I also tried compressing with the audio-bitrate option, which reduced the file size to 9.5 MB, but the audio quality was too low, resulting in poor transcription accuracy. Does increasing the audio bitrate value help in improving the quality?
Does anyone have suggestions or workarounds for this issue? I’m considering splitting the lengthy audio into smaller chunks as an error handler step but need guidance on how to do this or recommendations for applications that can help
I’m having a similar issue. Even using parameters that compress the file to the correct size on the CloudConvert website stop working when used with the CloudConvert module.

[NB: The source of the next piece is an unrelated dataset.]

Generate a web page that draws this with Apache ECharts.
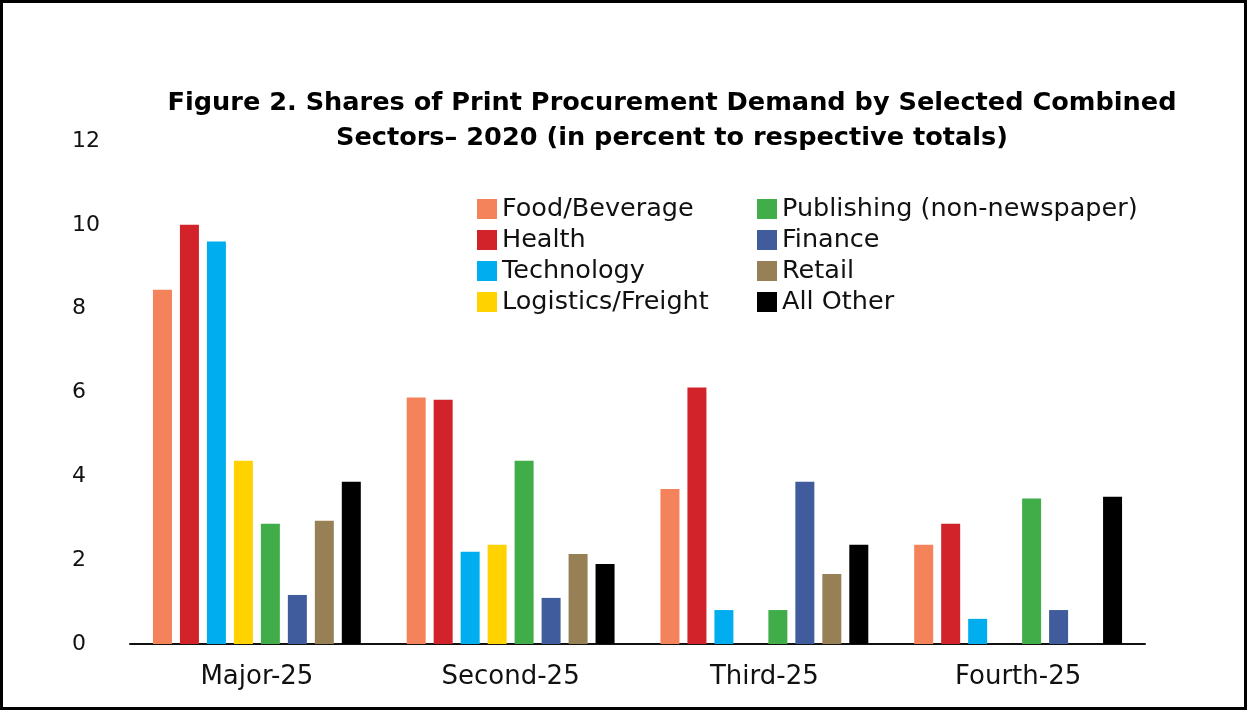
<!DOCTYPE html>
<html>
<head>
<meta charset="utf-8">
<script src="https://cdn.jsdelivr.net/npm/echarts@6/dist/echarts.min.js"></script>
<style>
html,body{margin:0;padding:0;background:#fff;}
#frame{position:absolute;left:0;top:0;width:1247px;height:710px;box-sizing:border-box;border:3px solid #000;}
#chart{position:absolute;left:0;top:0;width:1247px;height:710px;}
</style>
</head>
<body>
<div id="frame"></div>
<div id="chart"></div>
<script>
const categories = ['Major-25', 'Second-25', 'Third-25', 'Fourth-25'];
const seriesNames = ['Food/Beverage', 'Health', 'Technology', 'Logistics/Freight', 'Publishing (non-newspaper)', 'Finance', 'Retail', 'All Other'];
const foodBeverage = [8.45, 5.88, 3.7, 2.37];
const health = [10.0, 5.83, 6.12, 2.87];
const technology = [9.6, 2.2, 0.81, 0.6];
const logistics = [4.37, 2.37, 0, 0];
const publishing = [2.87, 4.37, 0.81, 3.47];
const finance = [1.17, 1.1, 3.87, 0.81];
const retail = [2.94, 2.15, 1.67, 0];
const allOther = [3.87, 1.91, 2.37, 3.51];
const yTicks = [0, 2, 4, 6, 8, 10, 12];
const values = [foodBeverage, health, technology, logistics, publishing, finance, retail, allOther];
const colors = ['#F4825A', '#D2232A', '#00AEEF', '#FFD200', '#41AD49', '#405C9C', '#978056', '#000000'];

const chart = echarts.init(document.getElementById('chart'));
const fontFam = 'DejaVu Sans';
const legendCommon = {
  orient: 'vertical', itemWidth: 20, itemHeight: 20, itemGap: 5,
  icon: 'rect', textStyle: { fontFamily: fontFam, fontSize: 25.5, color: '#111' }
};
chart.setOption({
  animation: false,
  title: {
    text: 'Figure 2. Shares of Print Procurement Demand by Selected Combined\nSectors\u2013 2020 (in percent to respective totals)',
    left: 667, top: 81, textAlign: 'center',
    textStyle: { fontFamily: fontFam, fontSize: 25.6, fontWeight: 'bold', color: '#000', lineHeight: 35 }
  },
  legend: [
    Object.assign({ left: 472, top: 191, data: seriesNames.slice(0, 4) }, legendCommon),
    Object.assign({ left: 752, top: 191, data: seriesNames.slice(4) }, legendCommon)
  ],
  grid: { left: 130, right: 102, top: 141, bottom: 66 },
  xAxis: {
    type: 'category', data: categories,
    axisLine: { lineStyle: { color: '#111', width: 2 } },
    axisTick: { show: false },
    axisLabel: { fontFamily: fontFam, fontSize: 26, color: '#111', margin: 20 }
  },
  yAxis: {
    type: 'value', min: yTicks[0], max: yTicks[yTicks.length - 1], interval: 2,
    axisLine: { show: false }, axisTick: { show: false }, splitLine: { show: false },
    axisLabel: { fontFamily: fontFam, fontSize: 22, color: '#111', align: 'left', margin: 58 }
  },
  series: seriesNames.map((n, i) => ({
    name: n, type: 'bar', data: values[i], barWidth: 19, barGap: '42%',
    itemStyle: { color: colors[i] }
  }))
});
</script>
</body>
</html>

A work around for splitting the file into multiple chunks is to use the trim_start and trim_end parameters to cut the audio file roughly in half.
Sure, here’s the end parameter configured to trim the audio file to only the first 10 minuets. “trim_start” works the same way for setting the start time of the file, but I’m not using that in this scenario.
You can find the full documentation on the possible options here, though I suspect either the bitrate or sample_rate has a cap not mentioned in the documentation as there was a hard limit to the file size I could achieve with these parameters even though I could get smaller with the same parameters on the website itself.